Coke ovens have a structure wherein a carbonizing chamber and a combustion chamber are alternately arranged in the direction of coke oven battery. From a coal charging car which travels on the top of the coke oven in the direction of coke oven battery, coal is charged into each of the carbonizing chambers, and heat from each of the combustion chambers is transferred to the carbonizing chambers. In such a way, the charged coal is subjected to dry distillation, so as to produce coke.
Many of coke ovens of this type have gone through over thirty years since they were built. Thus, the coke ovens have become decrepit. About firebricks which constitute side walls of the carbonizing chambers, a cycle is repeated wherein carbon adhering to damaged regions of the oven walls is peeled by push-out of coke or charge of coal so that the oven walls are further damaged. As a result, factors of hindering the oven operation, such as a deformation of the oven walls, have been standing out.
In particular, the adhesion state of carbon is delicately varied in daily operations. Thus, to observe the state of the oven wall is an extremely important inspection item for making the operations stable.

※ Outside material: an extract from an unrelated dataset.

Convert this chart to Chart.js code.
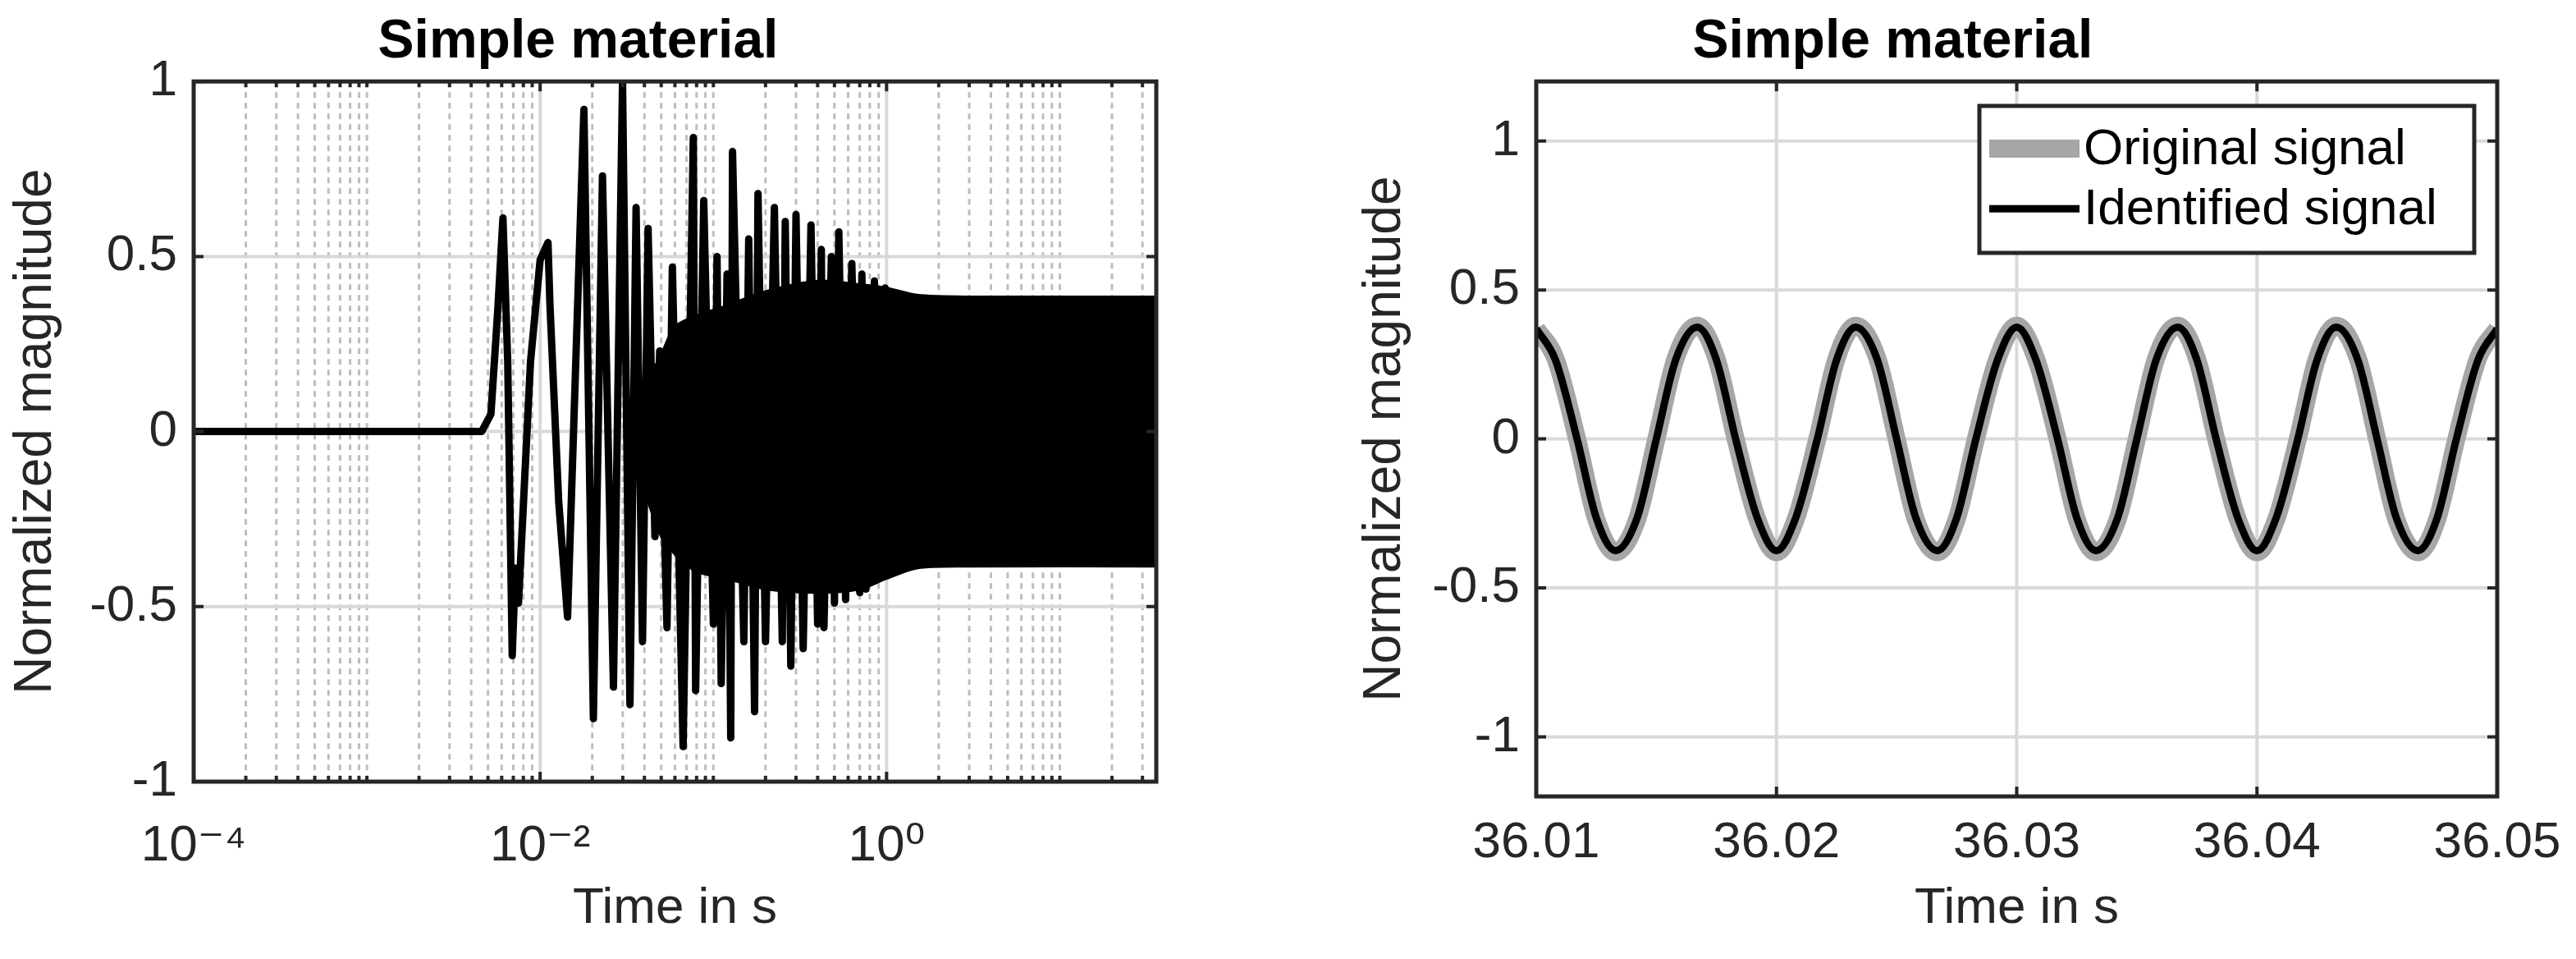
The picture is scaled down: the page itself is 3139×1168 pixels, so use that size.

When coke is pushed out as illustrated in FIG. 6, specifically, this oven observing is carried out during the oven door is opened and pushing out a red heat coke 51 subjected to dry distillation in a carbonizing chamber 50, by means of a ram head 53 at the tip of a ram beam 52, into a guide car (not illustrated) waiting outside the oven. Usually, the observing is performed by an operator 55 visually at the position of a pushing-out machine operating room 54.
Many restrictions are imposed on the oven observation as follows: the operator cannot go up near the oven since the temperature of the inside of the oven is as high as about 1100° C.; visibility inside the oven is poor since the oven depth is as long as about 15 m while the oven wall width is as narrow as about 450 mm; and the period when the oven inside can be observed, which depends on the temperature for the operation thereof, is restricted into the range of about 2 to 10 minutes.
From such situations, it is said that even if the operator 55 is a skillful person, the operator cannot observe the whole of the oven inside visually. In the figure, reference number 56 represents carbon adhering to the oven wall. The carbon tends to be adhered to regions below individual coal charging openings 57.
Thus, suggested is a method of inserting a camera cooled with water or air into an oven, projecting a wall-face-image taken with the camera onto a screen of a monitor arranged outside the oven, and observing the state of damage (see, for example, Japanese Utility Publication No. 5-27599(U)).
As illustrated in FIG. 7, an oven observing equipment of this type has a cooling tube 62 in the form of a double tube composed of an outer cooling tube 60 and an inner cooling tube 61, and a observing window 63 made of heat-resistant glass is provided to one of side faces of the tip region of this cooling tube 62.
In the cooling tube 62, a reflecting mirror 64 is arranged to oppose to the observing window 63. An optical path bent on the reflecting mirror 64 is guided into a zoom lens 65, thereby making it possible to take an image of a zoomed-up oven wall with a CCD camera 66.
Cooling water or cooling air F is introduced into a passage between the outer cooling tube 60 and the inner cooling tube 61.
A plurality of thermoelectric cooling elements 67 for generating Peltier effect are arranged on the inner wall of the cooling tube 62, so as to protect the CCD camera 66 and other measuring devices from high temperature.
According to the above oven observing equipment, even an unskillful operator can observe the depth of the oven inside. However, according to this oven observing equipment, from the viewpoint of the structure wherein the reflecting mirror 64 and others are used to observe the oven wall indirectly, there are some cases that the oven inside may not be precisely observed because the image projected onto the monitor screen is disturbed or the focal point is shifted out of position only by applying vibration to the equipment, or the like.
Additionally, there remains a problem that the oven observing equipment becomes large-sized since there is a necessity that the optical path from the reflecting mirror 64 to the zoom lens 65 is made long.
The reason why the reflecting mirror 64 is used to observe the oven inside indirectly in this way is that if the CCD camera 66 is arranged near the observing window 63, which is not made of a double tube, the CCD camera 66 is exposed to high temperature so as to break down.
Since the cooling with the thermoelectric cooling elements 67 is indirect cooling through air, the cooling speed is low and the temperature is not easily controlled. Additionally, the cooling is performed in a closed chamber, and thus, the air therein is not stirred so that an even cooling effect and a required temperature fall cannot be obtained. Even if the ability of the thermoelectric cooling elements 67 is desired to be made high, the size of the thermoelectric cooling elements 67 cannot be made large since the space in the cooling tube 62 is limited.
The present invention has been made, considering the above-mentioned problems in conventional oven observing equipments. A first object thereof is to provide an oven observing equipment making it possible to observe the inside of an oven turned into a high temperature precisely. A second object thereof is to provide a push-out ram that has an oven observing equipment and is made compact so that an oven observing equipment can be arranged to a ram beam.